EXERCISE DETAILS:
From the listing below, select every line where the word "Rebuild" appears.

(Plotting code records)
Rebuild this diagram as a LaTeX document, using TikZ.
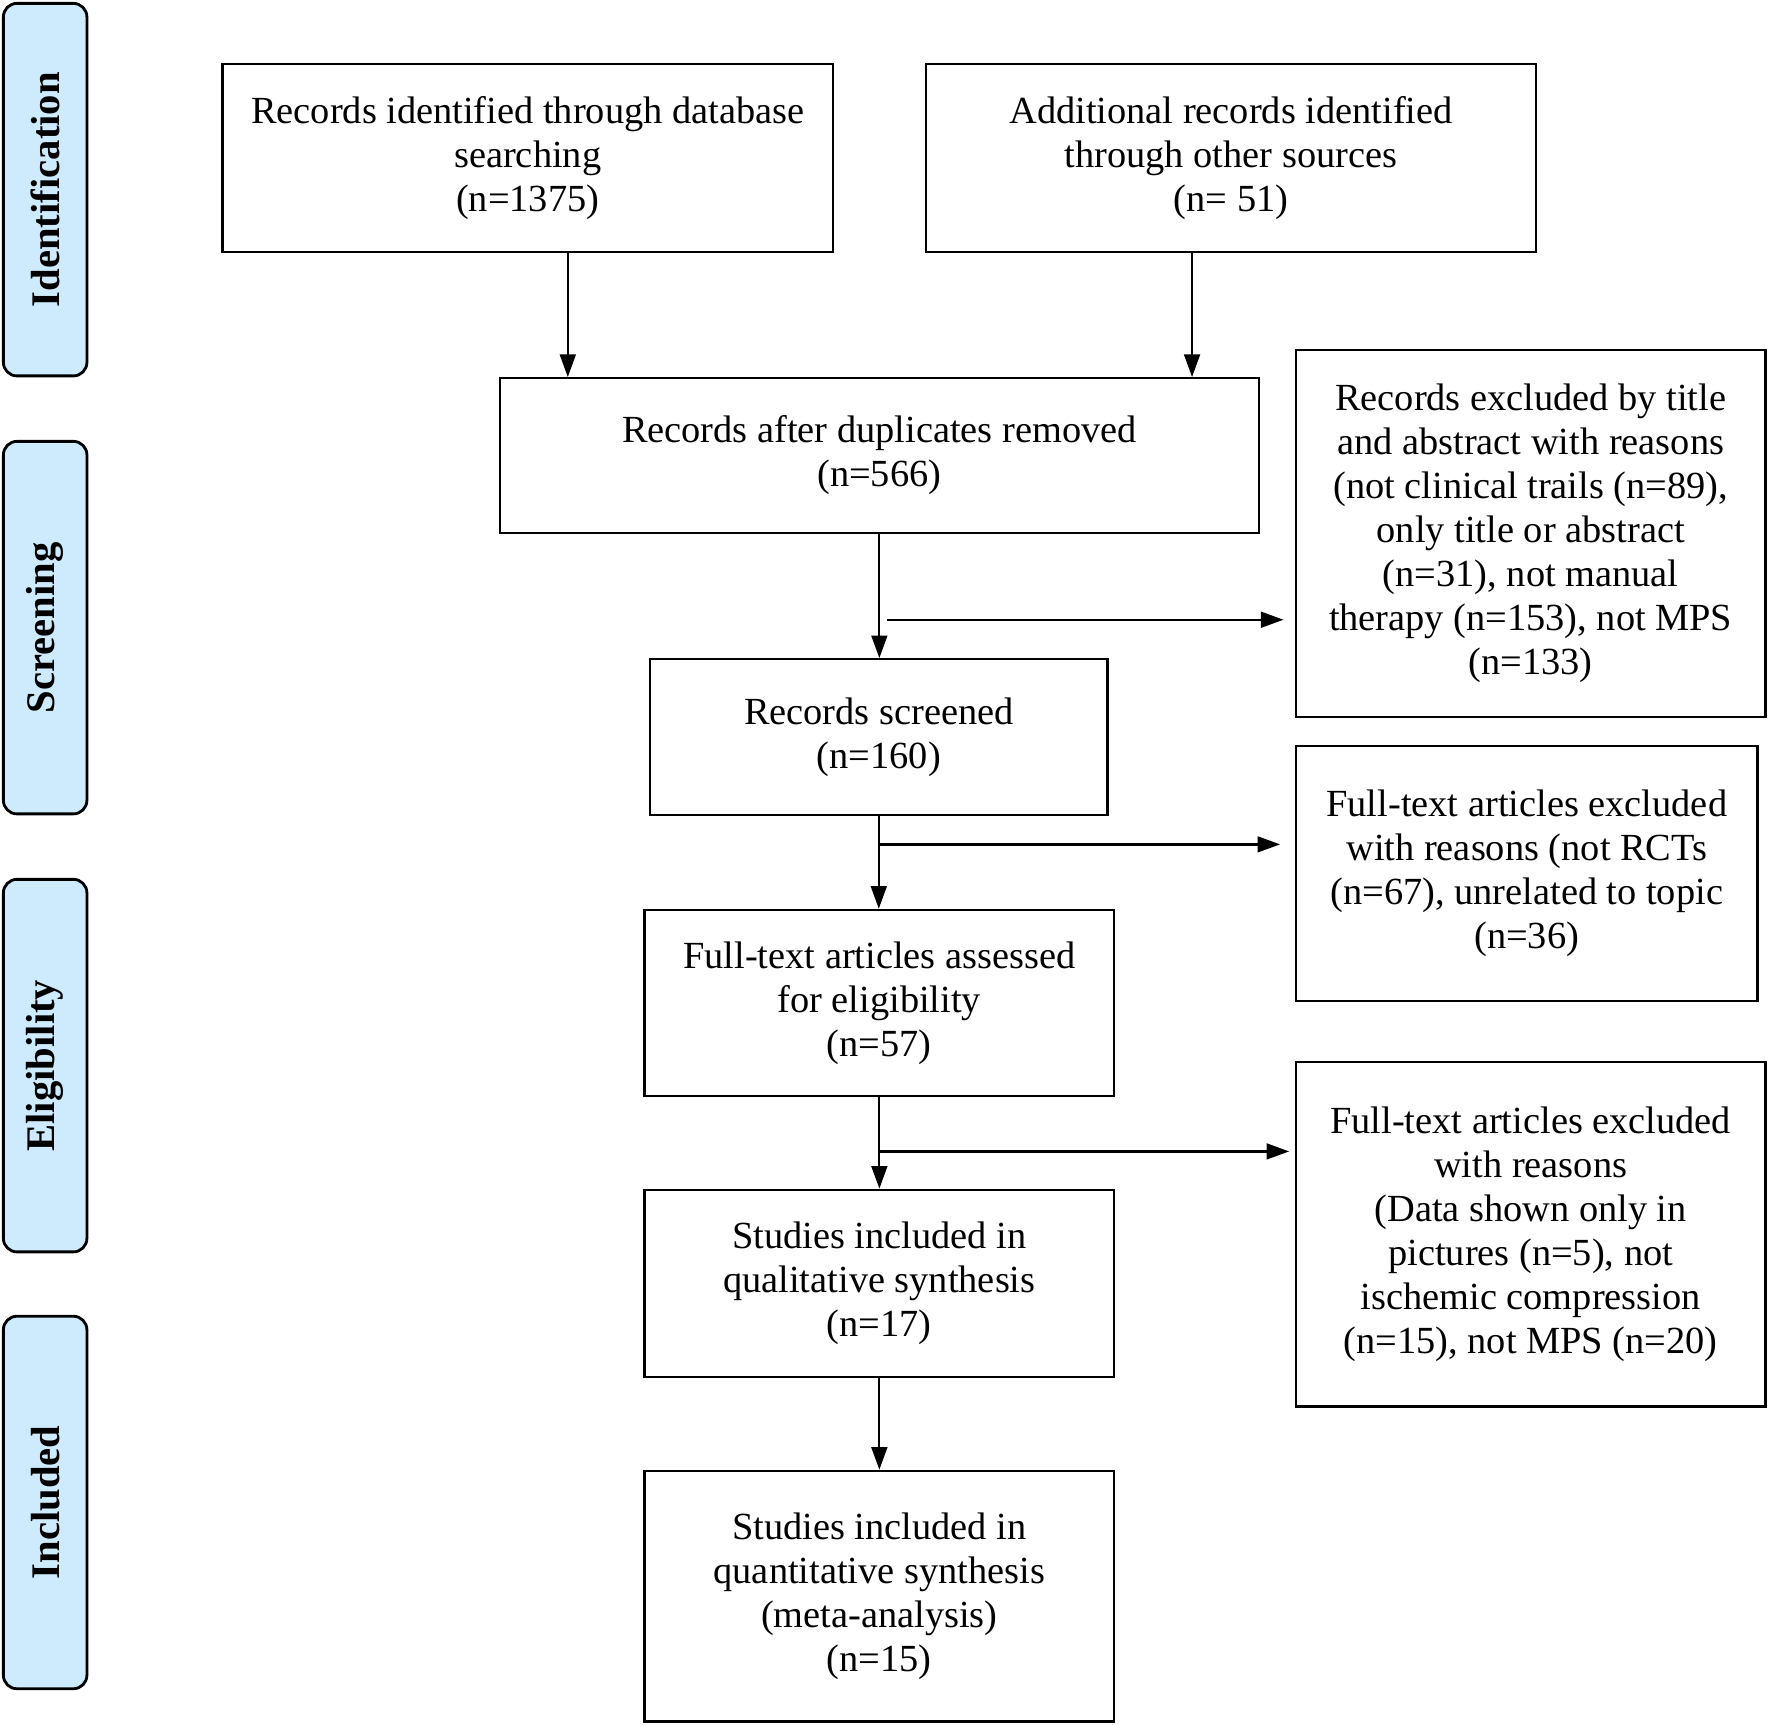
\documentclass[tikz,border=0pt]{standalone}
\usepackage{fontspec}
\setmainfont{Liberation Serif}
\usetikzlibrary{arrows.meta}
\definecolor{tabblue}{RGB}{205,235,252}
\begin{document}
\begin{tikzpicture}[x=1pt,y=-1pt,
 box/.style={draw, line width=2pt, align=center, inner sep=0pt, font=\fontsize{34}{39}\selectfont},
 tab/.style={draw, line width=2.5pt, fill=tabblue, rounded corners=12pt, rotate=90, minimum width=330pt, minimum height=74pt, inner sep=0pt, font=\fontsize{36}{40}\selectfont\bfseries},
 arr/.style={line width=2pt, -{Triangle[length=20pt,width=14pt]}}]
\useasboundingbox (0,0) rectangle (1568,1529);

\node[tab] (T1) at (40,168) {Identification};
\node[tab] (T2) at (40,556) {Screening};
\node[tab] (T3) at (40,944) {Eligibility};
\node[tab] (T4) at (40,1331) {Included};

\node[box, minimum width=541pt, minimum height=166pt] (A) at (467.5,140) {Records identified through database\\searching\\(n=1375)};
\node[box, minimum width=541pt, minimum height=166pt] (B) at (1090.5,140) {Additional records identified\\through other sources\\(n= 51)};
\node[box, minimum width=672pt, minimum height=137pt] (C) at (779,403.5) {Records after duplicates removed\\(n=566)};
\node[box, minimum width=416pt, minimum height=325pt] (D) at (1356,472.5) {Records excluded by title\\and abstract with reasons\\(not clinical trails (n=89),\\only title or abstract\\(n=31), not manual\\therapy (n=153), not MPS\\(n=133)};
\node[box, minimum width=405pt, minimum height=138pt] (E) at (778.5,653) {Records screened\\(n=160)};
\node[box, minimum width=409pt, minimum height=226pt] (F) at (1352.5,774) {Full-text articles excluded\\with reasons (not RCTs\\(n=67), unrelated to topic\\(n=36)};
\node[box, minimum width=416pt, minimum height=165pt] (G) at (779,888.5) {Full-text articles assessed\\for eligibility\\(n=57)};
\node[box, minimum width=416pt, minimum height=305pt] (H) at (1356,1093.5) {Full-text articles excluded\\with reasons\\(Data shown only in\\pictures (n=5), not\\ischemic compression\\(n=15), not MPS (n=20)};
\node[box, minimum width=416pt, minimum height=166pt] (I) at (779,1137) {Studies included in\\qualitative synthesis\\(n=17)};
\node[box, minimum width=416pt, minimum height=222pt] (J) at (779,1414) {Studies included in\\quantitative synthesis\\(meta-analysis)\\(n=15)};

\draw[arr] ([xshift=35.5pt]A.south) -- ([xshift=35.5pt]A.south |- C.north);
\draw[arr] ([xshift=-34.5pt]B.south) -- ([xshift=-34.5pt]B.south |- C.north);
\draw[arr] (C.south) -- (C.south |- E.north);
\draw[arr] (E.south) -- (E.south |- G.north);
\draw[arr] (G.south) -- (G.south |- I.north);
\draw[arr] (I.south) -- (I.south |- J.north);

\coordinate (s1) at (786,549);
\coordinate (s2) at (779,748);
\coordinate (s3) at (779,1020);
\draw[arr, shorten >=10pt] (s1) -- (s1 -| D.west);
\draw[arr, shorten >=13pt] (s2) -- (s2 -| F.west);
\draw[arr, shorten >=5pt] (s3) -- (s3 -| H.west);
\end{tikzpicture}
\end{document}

==

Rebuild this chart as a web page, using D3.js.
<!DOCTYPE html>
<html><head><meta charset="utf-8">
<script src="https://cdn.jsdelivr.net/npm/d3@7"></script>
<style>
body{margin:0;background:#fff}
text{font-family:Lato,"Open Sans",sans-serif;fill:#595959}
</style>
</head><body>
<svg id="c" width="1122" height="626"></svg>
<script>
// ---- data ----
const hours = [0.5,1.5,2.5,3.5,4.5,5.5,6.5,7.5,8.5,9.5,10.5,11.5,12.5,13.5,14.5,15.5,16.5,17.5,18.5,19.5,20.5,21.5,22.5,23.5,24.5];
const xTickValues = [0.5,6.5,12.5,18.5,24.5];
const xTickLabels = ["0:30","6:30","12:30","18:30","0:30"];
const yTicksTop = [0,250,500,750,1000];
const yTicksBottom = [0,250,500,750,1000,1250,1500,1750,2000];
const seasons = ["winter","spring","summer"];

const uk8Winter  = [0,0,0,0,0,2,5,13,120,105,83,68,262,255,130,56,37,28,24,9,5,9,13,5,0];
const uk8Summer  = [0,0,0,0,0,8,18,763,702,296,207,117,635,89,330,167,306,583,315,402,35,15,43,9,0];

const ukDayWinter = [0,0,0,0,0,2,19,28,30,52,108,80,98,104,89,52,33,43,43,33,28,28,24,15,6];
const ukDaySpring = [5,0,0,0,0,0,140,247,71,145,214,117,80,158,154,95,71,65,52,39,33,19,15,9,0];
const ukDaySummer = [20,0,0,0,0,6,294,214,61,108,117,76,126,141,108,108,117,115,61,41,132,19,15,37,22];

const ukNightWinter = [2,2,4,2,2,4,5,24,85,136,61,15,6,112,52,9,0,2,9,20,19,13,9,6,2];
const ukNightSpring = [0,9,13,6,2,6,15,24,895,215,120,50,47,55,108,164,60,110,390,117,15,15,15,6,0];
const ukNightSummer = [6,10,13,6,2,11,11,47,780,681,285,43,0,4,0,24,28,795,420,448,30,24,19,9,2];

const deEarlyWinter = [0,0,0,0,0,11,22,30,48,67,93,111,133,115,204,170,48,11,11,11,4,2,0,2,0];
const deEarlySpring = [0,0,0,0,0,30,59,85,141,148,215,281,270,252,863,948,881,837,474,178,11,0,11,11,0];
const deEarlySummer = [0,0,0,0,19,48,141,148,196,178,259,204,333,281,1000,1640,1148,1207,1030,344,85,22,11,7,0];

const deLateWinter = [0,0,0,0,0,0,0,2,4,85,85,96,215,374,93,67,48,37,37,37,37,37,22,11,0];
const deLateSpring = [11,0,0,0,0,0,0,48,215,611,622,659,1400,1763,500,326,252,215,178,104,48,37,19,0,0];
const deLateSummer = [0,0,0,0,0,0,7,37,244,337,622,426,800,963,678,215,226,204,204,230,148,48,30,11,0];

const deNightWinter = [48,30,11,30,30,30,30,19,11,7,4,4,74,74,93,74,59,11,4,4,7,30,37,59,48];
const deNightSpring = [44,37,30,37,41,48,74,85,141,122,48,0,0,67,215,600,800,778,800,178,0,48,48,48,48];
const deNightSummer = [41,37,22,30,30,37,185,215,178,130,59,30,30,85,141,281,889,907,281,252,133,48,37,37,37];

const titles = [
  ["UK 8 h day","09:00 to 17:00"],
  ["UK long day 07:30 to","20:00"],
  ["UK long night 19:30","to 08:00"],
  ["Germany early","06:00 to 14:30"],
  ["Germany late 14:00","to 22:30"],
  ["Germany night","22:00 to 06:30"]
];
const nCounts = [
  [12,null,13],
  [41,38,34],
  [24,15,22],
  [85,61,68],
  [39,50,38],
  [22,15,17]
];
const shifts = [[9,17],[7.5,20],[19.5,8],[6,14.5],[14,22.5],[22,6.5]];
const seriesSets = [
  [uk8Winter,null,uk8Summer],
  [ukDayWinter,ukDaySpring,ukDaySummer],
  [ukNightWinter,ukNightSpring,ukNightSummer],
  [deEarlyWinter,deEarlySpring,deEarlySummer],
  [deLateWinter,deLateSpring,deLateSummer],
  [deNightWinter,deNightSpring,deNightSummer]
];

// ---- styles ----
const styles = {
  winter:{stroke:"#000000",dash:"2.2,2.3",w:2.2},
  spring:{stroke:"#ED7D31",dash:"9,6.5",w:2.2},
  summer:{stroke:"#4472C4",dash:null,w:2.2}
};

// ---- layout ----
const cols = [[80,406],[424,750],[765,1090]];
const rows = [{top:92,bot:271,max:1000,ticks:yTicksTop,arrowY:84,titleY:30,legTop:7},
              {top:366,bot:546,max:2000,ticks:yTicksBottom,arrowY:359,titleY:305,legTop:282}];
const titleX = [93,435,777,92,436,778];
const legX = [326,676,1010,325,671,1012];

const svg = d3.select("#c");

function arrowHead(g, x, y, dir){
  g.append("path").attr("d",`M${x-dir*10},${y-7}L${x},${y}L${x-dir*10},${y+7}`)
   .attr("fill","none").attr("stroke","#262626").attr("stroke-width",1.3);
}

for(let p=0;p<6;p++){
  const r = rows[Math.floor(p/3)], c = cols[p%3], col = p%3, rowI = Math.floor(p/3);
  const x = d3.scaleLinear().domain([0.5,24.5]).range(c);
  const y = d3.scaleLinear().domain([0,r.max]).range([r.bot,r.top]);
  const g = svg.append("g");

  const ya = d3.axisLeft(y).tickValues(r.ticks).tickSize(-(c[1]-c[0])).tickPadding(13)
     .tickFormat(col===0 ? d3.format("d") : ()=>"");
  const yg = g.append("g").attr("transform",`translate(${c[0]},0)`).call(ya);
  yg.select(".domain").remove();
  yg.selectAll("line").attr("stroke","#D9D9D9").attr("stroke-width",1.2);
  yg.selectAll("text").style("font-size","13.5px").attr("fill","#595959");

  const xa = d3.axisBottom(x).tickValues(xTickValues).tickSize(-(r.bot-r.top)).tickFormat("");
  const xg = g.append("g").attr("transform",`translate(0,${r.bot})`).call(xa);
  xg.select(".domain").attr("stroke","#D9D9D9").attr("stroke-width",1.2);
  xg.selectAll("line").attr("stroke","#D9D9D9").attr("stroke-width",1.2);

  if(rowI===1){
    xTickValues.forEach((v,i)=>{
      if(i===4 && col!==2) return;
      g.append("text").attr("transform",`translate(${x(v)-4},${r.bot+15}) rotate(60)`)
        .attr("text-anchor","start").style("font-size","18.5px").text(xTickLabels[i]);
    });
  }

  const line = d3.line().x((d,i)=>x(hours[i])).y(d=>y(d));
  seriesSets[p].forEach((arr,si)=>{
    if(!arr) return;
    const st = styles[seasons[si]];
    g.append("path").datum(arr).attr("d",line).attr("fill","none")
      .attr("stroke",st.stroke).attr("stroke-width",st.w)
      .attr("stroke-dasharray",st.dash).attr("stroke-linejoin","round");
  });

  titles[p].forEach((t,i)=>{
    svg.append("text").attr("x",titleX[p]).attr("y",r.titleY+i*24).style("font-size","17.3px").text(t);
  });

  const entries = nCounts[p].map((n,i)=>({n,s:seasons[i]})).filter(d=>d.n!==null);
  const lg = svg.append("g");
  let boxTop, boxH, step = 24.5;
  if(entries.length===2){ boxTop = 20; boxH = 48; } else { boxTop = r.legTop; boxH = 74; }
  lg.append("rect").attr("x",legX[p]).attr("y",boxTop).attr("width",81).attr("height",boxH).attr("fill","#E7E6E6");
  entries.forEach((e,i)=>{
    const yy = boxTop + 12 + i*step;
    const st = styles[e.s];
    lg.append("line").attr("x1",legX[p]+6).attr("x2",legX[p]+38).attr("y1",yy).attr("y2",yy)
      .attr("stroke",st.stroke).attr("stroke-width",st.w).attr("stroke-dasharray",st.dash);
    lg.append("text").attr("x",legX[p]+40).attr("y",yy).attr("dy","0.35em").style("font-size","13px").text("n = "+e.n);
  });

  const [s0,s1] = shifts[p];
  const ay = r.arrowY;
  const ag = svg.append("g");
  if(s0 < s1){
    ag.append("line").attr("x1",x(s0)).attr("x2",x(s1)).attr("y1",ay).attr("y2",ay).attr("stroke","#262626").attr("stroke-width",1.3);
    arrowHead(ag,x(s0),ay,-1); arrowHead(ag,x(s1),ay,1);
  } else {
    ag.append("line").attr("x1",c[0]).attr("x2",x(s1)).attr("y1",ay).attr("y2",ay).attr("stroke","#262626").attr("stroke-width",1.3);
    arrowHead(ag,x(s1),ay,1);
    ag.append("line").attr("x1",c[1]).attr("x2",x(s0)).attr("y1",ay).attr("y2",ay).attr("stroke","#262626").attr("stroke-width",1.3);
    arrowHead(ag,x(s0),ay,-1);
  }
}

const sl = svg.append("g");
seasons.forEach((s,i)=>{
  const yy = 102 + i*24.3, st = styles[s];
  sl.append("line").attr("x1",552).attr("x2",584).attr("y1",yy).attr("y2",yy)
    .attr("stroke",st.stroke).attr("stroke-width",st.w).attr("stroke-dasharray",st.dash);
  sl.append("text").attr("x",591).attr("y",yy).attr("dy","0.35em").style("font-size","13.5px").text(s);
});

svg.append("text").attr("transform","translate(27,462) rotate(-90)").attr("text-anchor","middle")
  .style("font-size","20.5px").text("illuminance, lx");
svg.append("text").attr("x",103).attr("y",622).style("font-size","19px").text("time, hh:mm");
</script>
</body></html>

CORRECT RESULT:
Rebuild this diagram as a LaTeX document, using TikZ.
Rebuild this chart as a web page, using D3.js.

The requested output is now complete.